Really though, when you get down to brass tacks, the Thunder were playing an extremely motivated Brooklyn team today. They just saw their coach get fired, they got creamed against San Antonio, and they had one of the loudest men in the NBA screaming at them in the post-game locker room. This is a veteran team that knows how to win when they can put it together. The Thunder committed way too many turnovers, didn't make smart plays when it mattered, couldn't get role players involved in the offense, played their starters for too long, lost the battle on the offensive glass, and couldn't rely on getting to the line. When that many things go wrong on one night, not even 50% from the floor can save you.
Thunder Wonder: Kevin Durant, who never ceases to amaze.
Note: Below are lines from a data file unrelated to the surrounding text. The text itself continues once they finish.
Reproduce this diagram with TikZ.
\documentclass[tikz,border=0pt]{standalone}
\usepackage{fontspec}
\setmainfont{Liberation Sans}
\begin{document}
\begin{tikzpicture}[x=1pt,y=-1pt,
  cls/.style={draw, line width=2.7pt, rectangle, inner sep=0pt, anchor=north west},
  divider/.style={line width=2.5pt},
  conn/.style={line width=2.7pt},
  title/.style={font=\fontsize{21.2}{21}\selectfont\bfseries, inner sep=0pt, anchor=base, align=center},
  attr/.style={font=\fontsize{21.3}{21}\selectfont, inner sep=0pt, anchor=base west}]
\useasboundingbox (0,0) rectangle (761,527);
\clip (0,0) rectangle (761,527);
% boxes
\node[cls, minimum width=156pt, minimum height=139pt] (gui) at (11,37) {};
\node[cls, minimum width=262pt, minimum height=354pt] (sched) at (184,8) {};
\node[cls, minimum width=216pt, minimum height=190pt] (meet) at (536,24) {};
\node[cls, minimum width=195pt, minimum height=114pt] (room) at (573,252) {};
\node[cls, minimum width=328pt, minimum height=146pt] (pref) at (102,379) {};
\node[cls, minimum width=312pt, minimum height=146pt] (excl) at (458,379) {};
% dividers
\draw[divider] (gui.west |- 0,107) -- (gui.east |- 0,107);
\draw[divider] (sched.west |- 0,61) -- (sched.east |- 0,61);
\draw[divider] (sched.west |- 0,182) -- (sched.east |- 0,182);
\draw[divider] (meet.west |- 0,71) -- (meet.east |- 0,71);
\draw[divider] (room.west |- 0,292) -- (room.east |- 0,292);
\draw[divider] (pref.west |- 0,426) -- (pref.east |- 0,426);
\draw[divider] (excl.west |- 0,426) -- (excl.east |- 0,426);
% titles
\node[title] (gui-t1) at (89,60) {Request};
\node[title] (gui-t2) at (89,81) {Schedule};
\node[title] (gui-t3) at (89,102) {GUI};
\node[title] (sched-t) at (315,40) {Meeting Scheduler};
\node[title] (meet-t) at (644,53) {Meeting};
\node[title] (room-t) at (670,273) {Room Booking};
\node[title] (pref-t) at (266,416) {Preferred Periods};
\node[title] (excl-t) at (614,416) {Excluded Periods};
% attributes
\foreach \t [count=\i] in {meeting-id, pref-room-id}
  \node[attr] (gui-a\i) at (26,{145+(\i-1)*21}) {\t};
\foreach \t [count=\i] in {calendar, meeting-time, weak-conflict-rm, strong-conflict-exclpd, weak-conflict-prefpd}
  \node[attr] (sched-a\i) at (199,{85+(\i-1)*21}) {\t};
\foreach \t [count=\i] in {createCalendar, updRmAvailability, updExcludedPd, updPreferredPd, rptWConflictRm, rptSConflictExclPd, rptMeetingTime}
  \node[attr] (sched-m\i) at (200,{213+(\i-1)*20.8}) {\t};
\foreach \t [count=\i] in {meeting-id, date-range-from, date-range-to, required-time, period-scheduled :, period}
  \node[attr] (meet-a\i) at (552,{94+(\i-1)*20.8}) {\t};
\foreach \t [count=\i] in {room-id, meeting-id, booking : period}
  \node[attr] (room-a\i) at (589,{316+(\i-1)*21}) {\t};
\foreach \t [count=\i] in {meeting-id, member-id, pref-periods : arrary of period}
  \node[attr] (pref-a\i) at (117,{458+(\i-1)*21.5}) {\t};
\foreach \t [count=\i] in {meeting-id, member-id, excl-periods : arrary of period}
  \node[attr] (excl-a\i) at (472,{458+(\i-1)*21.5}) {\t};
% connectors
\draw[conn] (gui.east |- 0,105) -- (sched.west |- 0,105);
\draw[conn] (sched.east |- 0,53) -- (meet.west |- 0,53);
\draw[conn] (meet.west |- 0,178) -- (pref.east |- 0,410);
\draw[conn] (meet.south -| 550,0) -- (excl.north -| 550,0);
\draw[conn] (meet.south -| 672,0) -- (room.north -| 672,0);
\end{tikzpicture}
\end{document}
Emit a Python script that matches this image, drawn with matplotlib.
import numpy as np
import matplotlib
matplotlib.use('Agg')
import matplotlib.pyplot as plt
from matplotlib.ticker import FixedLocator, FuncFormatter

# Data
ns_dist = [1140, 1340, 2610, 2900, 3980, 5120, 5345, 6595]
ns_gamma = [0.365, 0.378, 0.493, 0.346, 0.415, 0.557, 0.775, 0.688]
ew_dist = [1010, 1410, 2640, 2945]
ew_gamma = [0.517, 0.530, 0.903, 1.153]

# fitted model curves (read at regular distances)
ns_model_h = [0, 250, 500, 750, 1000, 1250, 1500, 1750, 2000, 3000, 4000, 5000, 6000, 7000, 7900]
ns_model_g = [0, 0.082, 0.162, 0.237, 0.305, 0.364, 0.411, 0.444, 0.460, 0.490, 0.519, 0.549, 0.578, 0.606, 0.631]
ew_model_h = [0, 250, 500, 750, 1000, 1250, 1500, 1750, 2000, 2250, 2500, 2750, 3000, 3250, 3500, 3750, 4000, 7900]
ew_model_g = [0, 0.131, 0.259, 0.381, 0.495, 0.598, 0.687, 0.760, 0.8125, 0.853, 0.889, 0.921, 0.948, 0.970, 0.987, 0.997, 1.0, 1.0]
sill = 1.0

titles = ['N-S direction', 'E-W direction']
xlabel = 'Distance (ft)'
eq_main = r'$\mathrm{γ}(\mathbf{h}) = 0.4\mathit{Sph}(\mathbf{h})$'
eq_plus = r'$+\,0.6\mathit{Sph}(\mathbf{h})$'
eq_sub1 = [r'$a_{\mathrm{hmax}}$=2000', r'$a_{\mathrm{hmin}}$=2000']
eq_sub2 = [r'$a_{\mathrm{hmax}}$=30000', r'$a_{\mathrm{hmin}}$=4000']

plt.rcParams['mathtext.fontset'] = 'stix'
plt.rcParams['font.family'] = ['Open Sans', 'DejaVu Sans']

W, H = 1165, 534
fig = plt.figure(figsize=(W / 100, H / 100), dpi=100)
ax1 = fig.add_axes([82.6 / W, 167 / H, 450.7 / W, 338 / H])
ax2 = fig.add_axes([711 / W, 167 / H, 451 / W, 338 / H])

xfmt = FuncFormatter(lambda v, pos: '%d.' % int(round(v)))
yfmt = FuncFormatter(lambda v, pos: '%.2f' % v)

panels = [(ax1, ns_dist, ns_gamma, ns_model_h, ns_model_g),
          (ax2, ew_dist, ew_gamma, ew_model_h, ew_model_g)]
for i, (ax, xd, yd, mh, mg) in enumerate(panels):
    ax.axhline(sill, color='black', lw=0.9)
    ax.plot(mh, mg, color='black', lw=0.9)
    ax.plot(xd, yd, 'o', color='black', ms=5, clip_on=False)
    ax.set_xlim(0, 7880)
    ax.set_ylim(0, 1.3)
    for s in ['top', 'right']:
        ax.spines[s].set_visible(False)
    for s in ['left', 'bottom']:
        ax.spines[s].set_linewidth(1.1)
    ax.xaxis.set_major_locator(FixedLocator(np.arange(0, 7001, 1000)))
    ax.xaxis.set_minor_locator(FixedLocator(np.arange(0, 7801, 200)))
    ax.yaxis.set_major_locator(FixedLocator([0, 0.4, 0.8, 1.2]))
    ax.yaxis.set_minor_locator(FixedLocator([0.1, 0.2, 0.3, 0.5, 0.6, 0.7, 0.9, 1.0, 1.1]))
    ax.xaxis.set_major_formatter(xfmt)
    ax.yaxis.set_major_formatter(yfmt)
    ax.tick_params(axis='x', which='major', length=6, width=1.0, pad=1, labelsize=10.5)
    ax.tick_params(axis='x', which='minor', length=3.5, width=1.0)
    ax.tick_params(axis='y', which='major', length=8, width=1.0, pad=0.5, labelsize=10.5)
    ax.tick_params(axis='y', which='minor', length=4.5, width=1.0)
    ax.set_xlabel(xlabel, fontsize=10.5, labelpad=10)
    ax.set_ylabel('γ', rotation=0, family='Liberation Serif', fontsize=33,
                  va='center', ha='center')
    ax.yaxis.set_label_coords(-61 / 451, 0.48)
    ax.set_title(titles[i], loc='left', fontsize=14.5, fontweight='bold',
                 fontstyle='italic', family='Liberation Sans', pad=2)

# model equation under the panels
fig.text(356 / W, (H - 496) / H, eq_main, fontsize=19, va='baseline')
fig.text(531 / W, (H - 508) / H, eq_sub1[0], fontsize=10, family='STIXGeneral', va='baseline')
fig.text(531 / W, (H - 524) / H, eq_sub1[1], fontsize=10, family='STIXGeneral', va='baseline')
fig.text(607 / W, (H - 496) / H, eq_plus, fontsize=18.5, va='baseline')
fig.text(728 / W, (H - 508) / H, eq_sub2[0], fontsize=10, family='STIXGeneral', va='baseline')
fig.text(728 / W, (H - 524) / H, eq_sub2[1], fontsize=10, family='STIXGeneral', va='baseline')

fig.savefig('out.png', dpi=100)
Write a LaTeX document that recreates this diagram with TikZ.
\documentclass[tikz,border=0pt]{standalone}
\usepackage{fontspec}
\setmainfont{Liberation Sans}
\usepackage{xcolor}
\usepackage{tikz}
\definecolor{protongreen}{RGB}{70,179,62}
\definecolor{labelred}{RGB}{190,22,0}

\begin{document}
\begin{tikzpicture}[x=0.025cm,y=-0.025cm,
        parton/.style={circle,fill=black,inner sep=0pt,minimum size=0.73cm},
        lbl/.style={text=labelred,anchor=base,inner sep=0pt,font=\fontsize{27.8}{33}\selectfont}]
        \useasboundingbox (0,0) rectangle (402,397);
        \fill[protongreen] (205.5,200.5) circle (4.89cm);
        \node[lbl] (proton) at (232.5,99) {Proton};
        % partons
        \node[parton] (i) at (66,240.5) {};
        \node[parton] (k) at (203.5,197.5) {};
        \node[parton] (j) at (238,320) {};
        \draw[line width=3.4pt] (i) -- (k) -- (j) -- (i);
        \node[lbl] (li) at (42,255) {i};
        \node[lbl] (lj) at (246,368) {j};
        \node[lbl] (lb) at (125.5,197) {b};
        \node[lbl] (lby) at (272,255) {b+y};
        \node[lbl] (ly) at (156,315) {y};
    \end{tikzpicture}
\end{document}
Thunder Down Under: Russell Westbrook, who hit some of the toughest shots I've seen him take all year.
Thunder Blunder: Kevin Martin, who was way too quiet early on, took a few bad shots and provided nothing defensively.
Thunder Plunderer: Joe Johnson, who had absolutely no trouble scoring against one of the league's best defenders in Sefolosha.
Next Game: Versus the Philadelphia 76ers, Friday, January 4th, 7 PM Central Standard Time.